1997’s Brighten The Corners marks the high point of Malkmus as a veritable font of imaginatively bizarre rhymes. The album’s most successful single, the slyly anthemic “Stereo,” might seem to be the most on-the-nose song Malkmus ever wrote. That is, until the subversion kicks in—in the form of “Focus on the quasar in the mist” / The Kaiser has a cyst,” an ostensibly free-associative burst of verbiage that nonetheless rings with, well, something.
5. “Dashikis” / “Leftist weeklies” —Pavement, “Embassy Row”
Another gem from Brighten The Corners is “Embassy Row”—thanks in part to its dizzyingly vivid fever-dream of surrealist lyrics. By the time Malkmus gets around to rhyming “Dashikis” with “leftist weeklies,” it doesn’t really matter if he’s trying to be confusingly obscure or if he’s just drunk on his own electric Kool-Aid.
6. “Living in a coma”/ “Donna de Varona” —Pavement, “Harness Your Hopes”
“Harness Your Hopes” is a B-side of “Spit On A Stranger,” a single from Brighten The Corners. But just because the song is somewhat buried at the bottom of Pavement’s discography doesn’t mean Malkmus didn’t invest it with his full, poetic quirkiness. “Living in a coma” is inexplicably rhymed with “Donna De Varona”—the latter being the Olympic-swimmer-turned-sportscaster whose younger sister Joanna Kerns played Growing Pains’ Maggie Seaver. Not that such random trivia will help make sense of it all.
7. “Doric arch” / “Pyrrhic march”—Stephen Malkmus, “Trojan Curfew”
Malkmus goes Greek on “Trojan Curfew,” a track from his self-titled solo debut in 2001 (released before he formed The Jicks). At last, his word-salad rhyme style has some focus: “Doric arch” and “Pyrrhic march” might almost make sense together. Mostly, though, it winds up being an excuse for Malkmus to gleefully throw some smart-sounding syllables together.
8. “Wanda” / “Rwanda”—Stephen Malkmus And The Jicks, “Wicked Wanda”
No tradition in pop music is more time-honored than rhyming a woman’s name with, well, anything. But really, Malkmus: “Wanda” and “Rwanda”? On “Wicked Wanda,” a cut from The Jicks’ 2008 album Real Emotional Trash, Malkmus commits just such a poetic atrocity, forever scarring all women in the world named Wanda—because surely there are at least a handful left—with “Wicked, wicked Wanda / I’d rather date Rwanda.”

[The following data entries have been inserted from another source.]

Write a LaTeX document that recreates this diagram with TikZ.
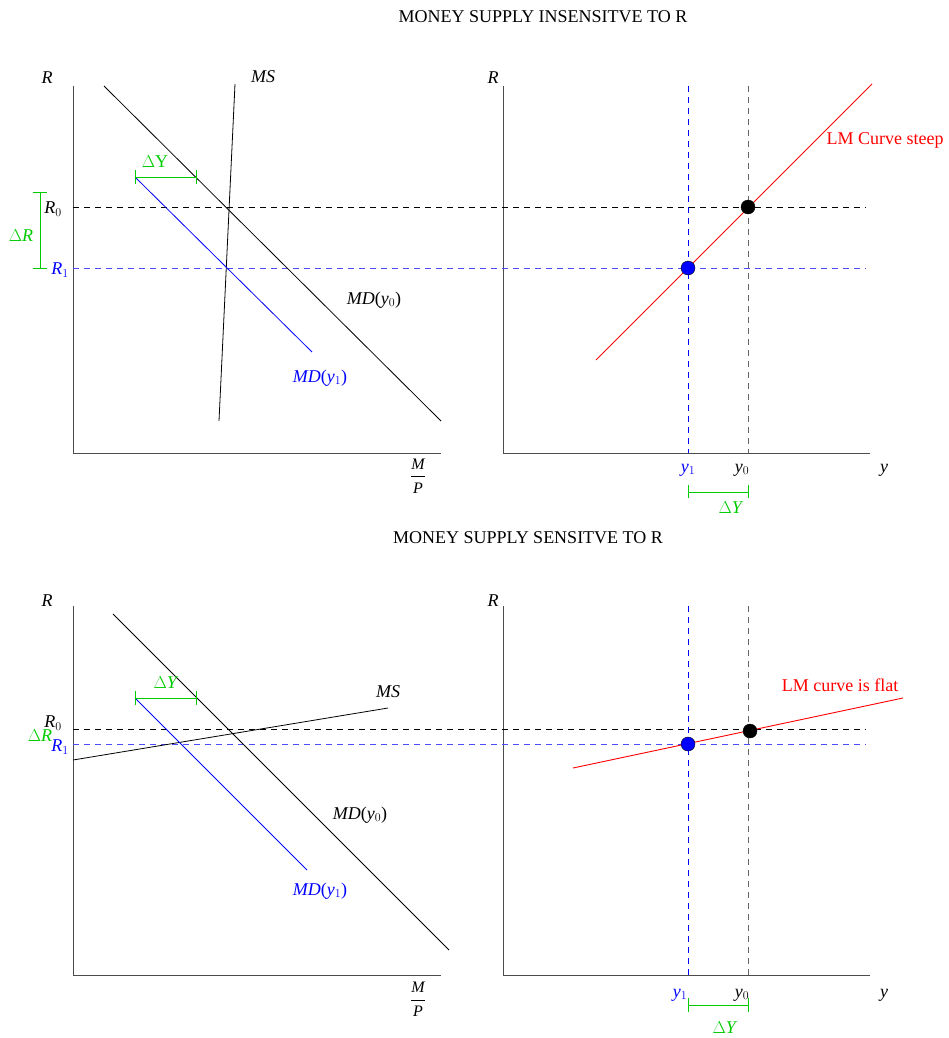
\documentclass[tikz,border=0pt]{standalone}
\usepackage{amsmath}
\usepackage{fontspec}
\setmainfont{Liberation Serif}
\newcommand\vi[1]{\textit{#1}}
\newcommand\mpfrac{{\fontsize{16}{16}\selectfont$\dfrac{\textit{M}}{\textit{P}}$}}
\tikzset{
  x=1pt,y=-1pt,
  axis/.style={draw=black!70,line width=1pt},
  curve/.style={draw=black,line width=0.8pt},
  bcurve/.style={draw=blue,line width=0.8pt},
  rcurve/.style={draw=red,line width=0.9pt},
  kdash/.style={draw=black,dashed,dash pattern=on 6pt off 5pt,line width=0.8pt},
  bdash/.style={draw=blue!70,dashed,dash pattern=on 6pt off 5pt,line width=0.9pt},
  gdash/.style={draw=black!60,dashed,dash pattern=on 6pt off 5pt,line width=0.9pt},
  bvdash/.style={draw=blue,dashed,dash pattern=on 6pt off 5pt,line width=0.8pt},
  gbr/.style={draw=green!80!black,line width=0.8pt},
  lbl/.style={font=\fontsize{18}{21}\selectfont,inner sep=0pt},
  glbl/.style={lbl,text=green!80!black},
  blbl/.style={lbl,text=blue},
  rlbl/.style={lbl,text=red},
  dotk/.style={circle,fill=black,draw=black,minimum size=14pt,inner sep=0pt},
  dotb/.style={circle,fill=blue,draw=black,minimum size=14pt,inner sep=0pt},
}
\begin{document}
\begin{tikzpicture}
\useasboundingbox (0,0) rectangle (948,1038);
% ================= TOP =================
\node[lbl] (t1) at (543,17) {MONEY SUPPLY INSENSITVE TO R};
% left axes
\coordinate (la1) at (73,86); \coordinate (lo1) at (73,453); \coordinate (lx1) at (441,453);
\draw[axis] (la1) -- (lo1) -- (lx1);
\node[lbl] (lR1) at (47,78) {\vi{R}};
\node[inner sep=0pt] (lMP1) at (418,476) {\mpfrac};
% right axes
\coordinate (ra1) at (503,86); \coordinate (ro1) at (503,453); \coordinate (rx1) at (870,453);
\draw[axis] (ra1) -- (ro1) -- (rx1);
\node[lbl] (rR1) at (493,78) {\vi{R}};
\node[lbl] (ry1) at (884,470) {\vi{y}};
% dashed R0, R1
\coordinate (r0a) at (73,207); \coordinate (r0b) at (866,207);
\coordinate (r1a) at (73,268); \coordinate (r1b) at (866,268);
\draw[kdash] (r0a) -- (r0b);
\draw[bdash] (r1a) -- (r1b);
% vertical dashed
\coordinate (v1a) at (688,86); \coordinate (v1b) at (688,453);
\coordinate (v0a) at (748,86); \coordinate (v0b) at (748,453);
\draw[bvdash] (v1a) -- (v1b);
\draw[gdash] (v0a) -- (v0b);
% curves
\coordinate (ms1a) at (235,84); \coordinate (ms1b) at (219,421);
\draw[curve] (ms1a) -- (ms1b);
\node[lbl] (ms1) at (263,77) {\vi{MS}};
\coordinate (md0a) at (104,86); \coordinate (md0b) at (441,421);
\draw[curve] (md0a) -- (md0b);
\node[lbl] (md0l) at (374,300) {\vi{MD}(\vi{y}$_0$)};
\coordinate (md1a) at (135,177); \coordinate (md1b) at (312,352);
\draw[bcurve] (md1a) -- (md1b);
\node[blbl] (md1l) at (320,378) {\vi{MD}(\vi{y}$_1$)};
% LM
\coordinate (lma) at (596,360); \coordinate (lmb) at (872,84);
\draw[rcurve] (lma) -- (lmb);
\node[rlbl] (lml) at (885,140) {LM Curve steep};
\node[dotk] (e0) at (748,207) {};
\node[dotb] (e1) at (688,268) {};
% labels
\node[lbl] (R0l) at (53,209) {\vi{R}$_0$};
\node[blbl] (R1l) at (60,270) {\vi{R}$_1$};
\node[lbl] (y0l) at (742,470) {\vi{y}$_0$};
\node[blbl] (y1l) at (688,470) {\vi{y}$_1$};
% brackets
\coordinate (dya) at (135,177); \coordinate (dyb) at (196,177);
\draw[gbr] (dya) -- (dyb) (135,170) -- (135,184) (196,170) -- (196,184);
\node[glbl] (dyl) at (155,162) {$\Delta$Y};
\coordinate (dra) at (40,192); \coordinate (drb) at (40,268);
\draw[gbr] (dra) -- (drb) (33,192) -- (47,192) (33,268) -- (47,268);
\node[glbl] (drl) at (21,236) {$\Delta$\vi{R}};
\coordinate (dxa) at (688,492); \coordinate (dxb) at (748,492);
\draw[gbr] (dxa) -- (dxb) (688,485) -- (688,498) (748,485) -- (748,498);
\node[glbl] (dxl) at (731,508) {$\Delta$\vi{Y}};
% ================= BOTTOM =================
\node[lbl] (t2) at (528,538) {MONEY SUPPLY SENSITVE TO R};
\coordinate (la2) at (73,606); \coordinate (lo2) at (73,975); \coordinate (lx2) at (441,975);
\draw[axis] (la2) -- (lo2) -- (lx2);
\node[lbl] (lR2) at (47,601) {\vi{R}};
\node[inner sep=0pt] (lMP2) at (418,999) {\mpfrac};
\coordinate (ra2) at (503,606); \coordinate (ro2) at (503,975); \coordinate (rx2) at (870,975);
\draw[axis] (ra2) -- (ro2) -- (rx2);
\node[lbl] (rR2) at (493,601) {\vi{R}};
\node[lbl] (ry2) at (884,995) {\vi{y}};
\coordinate (s0a) at (73,729); \coordinate (s0b) at (866,729);
\coordinate (s1a) at (73,744); \coordinate (s1b) at (866,744);
\draw[kdash] (s0a) -- (s0b);
\draw[bdash] (s1a) -- (s1b);
\coordinate (w1a) at (688,606); \coordinate (w1b) at (688,975);
\coordinate (w0a) at (748,606); \coordinate (w0b) at (748,975);
\draw[bvdash] (w1a) -- (w1b);
\draw[gdash] (w0a) -- (w0b);
\coordinate (ms2a) at (73,760); \coordinate (ms2b) at (388,708);
\draw[curve] (ms2a) -- (ms2b);
\node[lbl] (ms2) at (388,692) {\vi{MS}};
\coordinate (nd0a) at (113,614); \coordinate (nd0b) at (449,950);
\draw[curve] (nd0a) -- (nd0b);
\node[lbl] (nd0l) at (360,815) {\vi{MD}(\vi{y}$_0$)};
\coordinate (nd1a) at (135,698); \coordinate (nd1b) at (307,870);
\draw[bcurve] (nd1a) -- (nd1b);
\node[blbl] (nd1l) at (320,891) {\vi{MD}(\vi{y}$_1$)};
\coordinate (lm2a) at (573,768); \coordinate (lm2b) at (903,698);
\draw[rcurve] (lm2a) -- (lm2b);
\node[rlbl] (lml2) at (840,685) {LM curve is flat};
\node[dotk] (f0) at (750,731) {};
\node[dotb] (f1) at (688,744) {};
\node[lbl] (S0l) at (53,723) {\vi{R}$_0$};
\node[glbl] (dr2l) at (40,736) {$\Delta$\vi{R}};
\node[blbl] (S1l) at (60,747) {\vi{R}$_1$};
\node[lbl] (z0l) at (742,995) {\vi{y}$_0$};
\node[blbl] (z1l) at (680,995) {\vi{y}$_1$};
\coordinate (ey1a) at (135,698); \coordinate (ey1b) at (196,698);
\draw[gbr] (ey1a) -- (ey1b) (135,691) -- (135,705) (196,691) -- (196,705);
\node[glbl] (eyl) at (166,683) {$\Delta$\vi{Y}};
\coordinate (ex2a) at (688,1005); \coordinate (ex2b) at (748,1005);
\draw[gbr] (ex2a) -- (ex2b) (688,998) -- (688,1012) (748,998) -- (748,1012);
\node[glbl] (ex2l) at (725,1028) {$\Delta$\vi{Y}};
\end{tikzpicture}
\end{document}
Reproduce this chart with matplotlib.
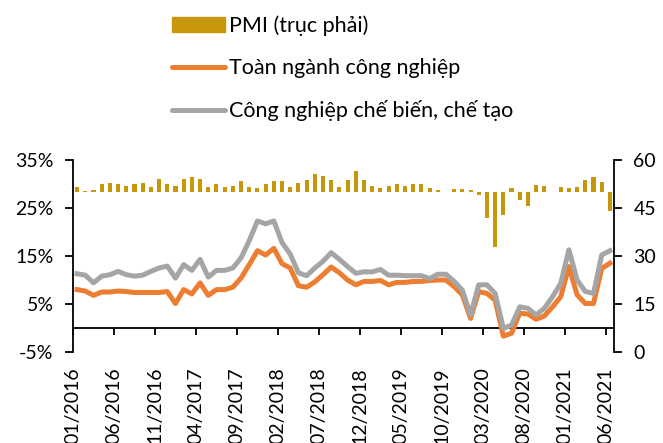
import numpy as np
import matplotlib
matplotlib.use("Agg")
import matplotlib.pyplot as plt
from matplotlib.patches import Patch
from matplotlib.lines import Line2D

plt.rcParams['font.family'] = ['Lato', 'DejaVu Sans']

# data, monthly 01/2016 .. 06/2021
tick_labels = ['01/2016', '06/2016', '11/2016', '04/2017', '09/2017', '02/2018', '07/2018',
               '12/2018', '05/2019', '10/2019', '03/2020', '08/2020', '01/2021', '06/2021']

pmi = [51.5, 50.3, 50.7, 52.4, 52.7, 52.6, 51.9, 52.4, 52.9, 51.7, 54.0, 52.5,
       51.9, 54.2, 54.6, 54.1, 51.6, 52.5, 51.7, 51.8, 53.3, 51.6, 51.4, 52.5,
       53.4, 53.5, 51.6, 52.7, 53.9, 55.7, 54.9, 53.7, 51.5, 53.9, 56.5, 53.8,
       51.9, 51.2, 51.9, 52.5, 52.0, 52.5, 52.6, 51.4, 50.5, 50.0, 51.0, 50.8,
       50.6, 49.0, 41.9, 32.7, 42.7, 51.1, 47.6, 45.7, 52.2, 51.8, 49.9, 51.7,
       51.3, 51.6, 53.6, 54.7, 53.1, 44.1]

toan_nganh = [8.0, 7.7, 6.8, 7.5, 7.5, 7.7, 7.6, 7.4, 7.4, 7.4, 7.4, 7.6,
              5.1, 8.0, 7.1, 9.4, 6.8, 8.0, 8.0, 8.5, 10.4, 13.2, 16.1, 15.2,
              16.6, 13.4, 12.5, 8.8, 8.5, 9.6, 11.1, 12.7, 11.5, 10.0, 9.0, 9.7,
              9.7, 9.9, 9.0, 9.5, 9.5, 9.7, 9.7, 9.9, 10.0, 10.0, 8.6, 6.9,
              2.0, 7.6, 7.2, 5.8, -1.7, -1.1, 3.1, 2.9, 1.8, 2.5, 4.4, 6.5,
              12.8, 6.9, 5.1, 5.1, 12.4, 13.5]

che_bien = [11.3, 11.0, 9.4, 10.8, 11.1, 11.8, 11.1, 10.8, 11.0, 11.8, 12.5, 12.9,
            10.4, 13.2, 12.0, 14.3, 10.6, 12.0, 12.0, 12.5, 14.6, 18.2, 22.3, 21.7,
            22.3, 17.8, 15.4, 11.5, 10.9, 12.5, 13.9, 15.7, 14.3, 12.8, 11.4, 11.7,
            11.7, 12.2, 11.0, 11.0, 10.9, 10.9, 10.9, 10.3, 11.2, 11.2, 9.7, 7.9,
            2.7, 9.0, 9.0, 7.2, -0.1, 0.6, 4.4, 4.1, 2.7, 4.1, 6.5, 9.3,
            16.3, 10.0, 7.6, 7.2, 15.2, 16.1]

bar_color = '#C8960A'
orange = '#ED7D31'
grey = '#A5A5A5'

x = np.arange(len(pmi))

fig = plt.figure(figsize=(6.63, 4.43), dpi=100)
ax = fig.add_axes([73 / 663, 91 / 443, 541 / 663, 192 / 443])
ax2 = ax.twinx()

# bars on right axis, around the 50 level
pmi_arr = np.array(pmi)
ax2.bar(x, pmi_arr - 50, bottom=50, width=0.5, color=bar_color)
ax2.set_ylim(0, 60)
ax2.set_yticks([0, 15, 30, 45, 60])

ax.plot(x, toan_nganh, color=orange, lw=3.6, solid_joinstyle='round', zorder=3)
ax.plot(x, che_bien, color=grey, lw=3.6, solid_joinstyle='round', zorder=4)
ax.set_zorder(ax2.get_zorder() + 1)
ax.patch.set_visible(False)

ax.set_xlim(-0.5, len(pmi) - 0.5)
ax.set_ylim(-5, 35)
ax.set_yticks([-5, 5, 15, 25, 35])
ax.set_yticklabels(['-5%', '5%', '15%', '25%', '35%'])

ax.set_xticks(np.arange(0, len(pmi) + 1, 5) - 0.5)
ax.set_xticklabels(tick_labels)

ax.spines['bottom'].set_position(('data', 0))
for a in (ax, ax2):
    a.spines['top'].set_visible(False)
    for s in a.spines.values():
        s.set_linewidth(1.3)
ax2.spines['bottom'].set_visible(False)
ax2.spines['left'].set_visible(False)
ax.spines['right'].set_visible(False)

ax.tick_params(axis='y', direction='out', length=6, width=1.3, pad=8, labelsize=14)
ax2.tick_params(axis='y', direction='out', length=6, width=1.3, pad=8, labelsize=14)
ax.tick_params(axis='x', direction='out', length=5, width=1.3, pad=23, labelsize=14,
               labelrotation=90)

handles = [Patch(color=bar_color),
           Line2D([], [], color=orange, lw=3.6, solid_capstyle='round'),
           Line2D([], [], color=grey, lw=3.6, solid_capstyle='round')]
labels = ['PMI (trục phải)', 'Toàn ngành công nghiệp', 'Công nghiệp chế biến, chế tạo']
fig.legend(handles, labels, loc='upper left', bbox_to_anchor=(163 / 663, 1 - 7 / 443),
           frameon=False, fontsize=15.5, handlelength=2.5, handletextpad=0.15,
           labelspacing=1.02, borderaxespad=0)

fig.savefig('out.png', dpi=100)
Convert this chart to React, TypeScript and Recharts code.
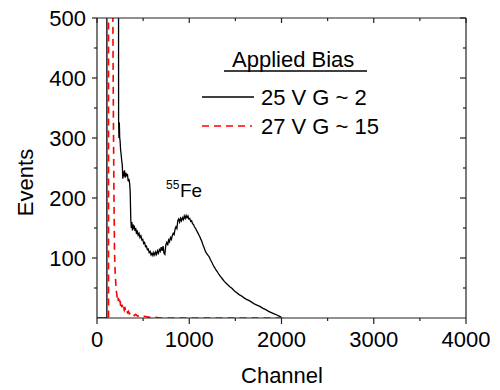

9. “Shanghaied in Oregon” / “Cinnamon and lesbians”—Stephen Malkmus And The Jicks, “Cinnamon And Lesbians”
Wig Out At Jagbags, the latest album from The Jicks, shows that Malkmus has no intention of slowing down his output as he gets deeper into middle age—and similarly, he has no intention of letting up on the weird rhymes. “Shanghaied in Oregon / Cinnamon and lesbians” are his opening to the album’s lead single, “Cinnamon And Lesbians”—another slant rhyme that’s as enchanting as ever. Then again, this is from the man who told The A.V. Club in a 2008 interview, “I guess I’ll stray toward the more obtuse or weird image rather than a straight rhyme. If I can’t come up with anything, I’m going to go toward the weirder.”